__Stated problem__:
Repeat the data that follows, word for word, without the images.

----------------------------------------

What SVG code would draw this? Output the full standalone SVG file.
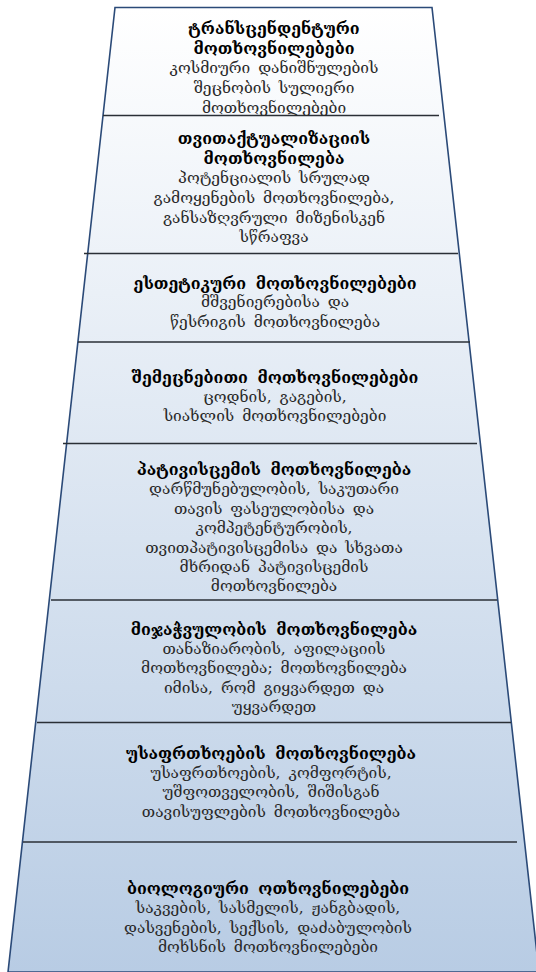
<svg xmlns="http://www.w3.org/2000/svg" width="536" height="972" viewBox="0 0 536 972">
  <defs>
    <linearGradient id="fillGrad" x1="0" y1="8" x2="0" y2="972" gradientUnits="userSpaceOnUse">
      <stop offset="0" stop-color="#ffffff"/>
      <stop offset="1" stop-color="#b8cce4"/>
    </linearGradient>
    <style>
      .shape { fill: url(#fillGrad); stroke: #2b4a78; stroke-width: 1.6; }
      .sep { stroke: #2a2f36; stroke-width: 1.6; }
      text { font-family: "DejaVu Serif", "DejaVu Sans", serif; text-anchor: middle; dominant-baseline: central; }
      .t { font-size: 16px; font-weight: bold; fill: #000; word-spacing: 4px; }
      .b { font-size: 15.5px; fill: #2a2a2a; word-spacing: 3px; }
    </style>
  </defs>

  <!-- pyramid body -->
  <path class="shape" d="M115,7.5 L432,7.5 L539,972 L8,972 Z"/>

  <!-- level separators -->
  <g id="separators">
    <line class="sep" x1="103" y1="115.5" x2="439" y2="115.5"/>
    <line class="sep" x1="84" y1="253.5" x2="458" y2="253.5"/>
    <line class="sep" x1="78" y1="342" x2="470" y2="342"/>
    <line class="sep" x1="63" y1="443.5" x2="477" y2="443.5"/>
    <line class="sep" x1="51" y1="600" x2="497" y2="600"/>
    <line class="sep" x1="37" y1="722.5" x2="511" y2="722.5"/>
    <line class="sep" x1="23" y1="842" x2="517" y2="842"/>
  </g>

  <g id="transcendent">
    <text class="t" x="274" y="28">ტრანსცენდენტური</text>
    <text class="t" x="274" y="48">მოთხოვნილებები</text>
    <text class="b" x="274" y="68">კოსმიური დანიშნულების</text>
    <text class="b" x="274" y="88">შეცნობის სულიერი</text>
    <text class="b" x="274" y="108">მოთხოვნილებები</text>
  </g>

  <g id="self-actualization">
    <text class="t" x="274" y="138">თვითაქტუალიზაციის</text>
    <text class="t" x="274" y="158">მოთხოვნილება</text>
    <text class="b" x="274" y="178">პოტენციალის სრულად</text>
    <text class="b" x="274" y="198">გამოყენების მოთხოვნილება,</text>
    <text class="b" x="274" y="218">განსაზღვრული მიზენისკენ</text>
    <text class="b" x="274" y="237">სწრაფვა</text>
  </g>

  <g id="aesthetic">
    <text class="t" x="275" y="283">ესთეტიკური მოთხოვნილებები</text>
    <text class="b" x="275" y="302">მშვენიერებისა და</text>
    <text class="b" x="275" y="322">წესრიგის მოთხოვნილება</text>
  </g>

  <g id="cognitive">
    <text class="t" x="275" y="377">შემეცნებითი მოთხოვნილებები</text>
    <text class="b" x="275" y="397">ცოდნის, გაგების,</text>
    <text class="b" x="275" y="416">სიახლის მოთხოვნილებები</text>
  </g>

  <g id="esteem">
    <text class="t" x="274" y="469">პატივისცემის მოთხოვნილება</text>
    <text class="b" x="274" y="489">დარწმუნებულობის, საკუთარი</text>
    <text class="b" x="274" y="509">თავის ფასეულობისა და</text>
    <text class="b" x="274" y="528">კომპეტენტურობის,</text>
    <text class="b" x="274" y="548">თვითპატივისცემისა და სხვათა</text>
    <text class="b" x="274" y="567">მხრიდან პატივისცემის</text>
    <text class="b" x="274" y="586">მოთხოვნილება</text>
  </g>

  <g id="belonging">
    <text class="t" x="274" y="629">მიჯაჭვულობის მოთხოვნილება</text>
    <text class="b" x="274" y="649">თანაზიარობის, აფილაციის</text>
    <text class="b" x="274" y="668">მოთხოვნილება; მოთხოვნილება</text>
    <text class="b" x="274" y="688">იმისა, რომ გიყვარდეთ და</text>
    <text class="b" x="274" y="707">უყვარდეთ</text>
  </g>

  <g id="safety">
    <text class="t" x="271" y="753">უსაფრთხოების მოთხოვნილება</text>
    <text class="b" x="271" y="773">უსაფრთხოების, კომფორტის,</text>
    <text class="b" x="271" y="792">უშფოთველობის, შიშისგან</text>
    <text class="b" x="271" y="812">თავისუფლების მოთხოვნილება</text>
  </g>

  <g id="biological">
    <text class="t" x="268" y="888">ბიოლოგიური ოთხოვნილებები</text>
    <text class="b" x="268" y="908">საკვების, სასმელის, ჟანგბადის,</text>
    <text class="b" x="268" y="928">დასვენების, სექსის, დაძაბულობის</text>
    <text class="b" x="268" y="947">მოხსნის მოთხოვნილებები</text>
  </g>
</svg>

----------------------------------------

__Final result__:
What SVG code would draw this? Output the full standalone SVG file.
<svg xmlns="http://www.w3.org/2000/svg" width="536" height="972" viewBox="0 0 536 972">
  <defs>
    <linearGradient id="fillGrad" x1="0" y1="8" x2="0" y2="972" gradientUnits="userSpaceOnUse">
      <stop offset="0" stop-color="#ffffff"/>
      <stop offset="1" stop-color="#b8cce4"/>
    </linearGradient>
    <style>
      .shape { fill: url(#fillGrad); stroke: #2b4a78; stroke-width: 1.6; }
      .sep { stroke: #2a2f36; stroke-width: 1.6; }
      text { font-family: "DejaVu Serif", "DejaVu Sans", serif; text-anchor: middle; dominant-baseline: central; }
      .t { font-size: 16px; font-weight: bold; fill: #000; word-spacing: 4px; }
      .b { font-size: 15.5px; fill: #2a2a2a; word-spacing: 3px; }
    </style>
  </defs>

  <!-- pyramid body -->
  <path class="shape" d="M115,7.5 L432,7.5 L539,972 L8,972 Z"/>

  <!-- level separators -->
  <g id="separators">
    <line class="sep" x1="103" y1="115.5" x2="439" y2="115.5"/>
    <line class="sep" x1="84" y1="253.5" x2="458" y2="253.5"/>
    <line class="sep" x1="78" y1="342" x2="470" y2="342"/>
    <line class="sep" x1="63" y1="443.5" x2="477" y2="443.5"/>
    <line class="sep" x1="51" y1="600" x2="497" y2="600"/>
    <line class="sep" x1="37" y1="722.5" x2="511" y2="722.5"/>
    <line class="sep" x1="23" y1="842" x2="517" y2="842"/>
  </g>

  <g id="transcendent">
    <text class="t" x="274" y="28">ტრანსცენდენტური</text>
    <text class="t" x="274" y="48">მოთხოვნილებები</text>
    <text class="b" x="274" y="68">კოსმიური დანიშნულების</text>
    <text class="b" x="274" y="88">შეცნობის სულიერი</text>
    <text class="b" x="274" y="108">მოთხოვნილებები</text>
  </g>

  <g id="self-actualization">
    <text class="t" x="274" y="138">თვითაქტუალიზაციის</text>
    <text class="t" x="274" y="158">მოთხოვნილება</text>
    <text class="b" x="274" y="178">პოტენციალის სრულად</text>
    <text class="b" x="274" y="198">გამოყენების მოთხოვნილება,</text>
    <text class="b" x="274" y="218">განსაზღვრული მიზენისკენ</text>
    <text class="b" x="274" y="237">სწრაფვა</text>
  </g>

  <g id="aesthetic">
    <text class="t" x="275" y="283">ესთეტიკური მოთხოვნილებები</text>
    <text class="b" x="275" y="302">მშვენიერებისა და</text>
    <text class="b" x="275" y="322">წესრიგის მოთხოვნილება</text>
  </g>

  <g id="cognitive">
    <text class="t" x="275" y="377">შემეცნებითი მოთხოვნილებები</text>
    <text class="b" x="275" y="397">ცოდნის, გაგების,</text>
    <text class="b" x="275" y="416">სიახლის მოთხოვნილებები</text>
  </g>

  <g id="esteem">
    <text class="t" x="274" y="469">პატივისცემის მოთხოვნილება</text>
    <text class="b" x="274" y="489">დარწმუნებულობის, საკუთარი</text>
    <text class="b" x="274" y="509">თავის ფასეულობისა და</text>
    <text class="b" x="274" y="528">კომპეტენტურობის,</text>
    <text class="b" x="274" y="548">თვითპატივისცემისა და სხვათა</text>
    <text class="b" x="274" y="567">მხრიდან პატივისცემის</text>
    <text class="b" x="274" y="586">მოთხოვნილება</text>
  </g>

  <g id="belonging">
    <text class="t" x="274" y="629">მიჯაჭვულობის მოთხოვნილება</text>
    <text class="b" x="274" y="649">თანაზიარობის, აფილაციის</text>
    <text class="b" x="274" y="668">მოთხოვნილება; მოთხოვნილება</text>
    <text class="b" x="274" y="688">იმისა, რომ გიყვარდეთ და</text>
    <text class="b" x="274" y="707">უყვარდეთ</text>
  </g>

  <g id="safety">
    <text class="t" x="271" y="753">უსაფრთხოების მოთხოვნილება</text>
    <text class="b" x="271" y="773">უსაფრთხოების, კომფორტის,</text>
    <text class="b" x="271" y="792">უშფოთველობის, შიშისგან</text>
    <text class="b" x="271" y="812">თავისუფლების მოთხოვნილება</text>
  </g>

  <g id="biological">
    <text class="t" x="268" y="888">ბიოლოგიური ოთხოვნილებები</text>
    <text class="b" x="268" y="908">საკვების, სასმელის, ჟანგბადის,</text>
    <text class="b" x="268" y="928">დასვენების, სექსის, დაძაბულობის</text>
    <text class="b" x="268" y="947">მოხსნის მოთხოვნილებები</text>
  </g>
</svg>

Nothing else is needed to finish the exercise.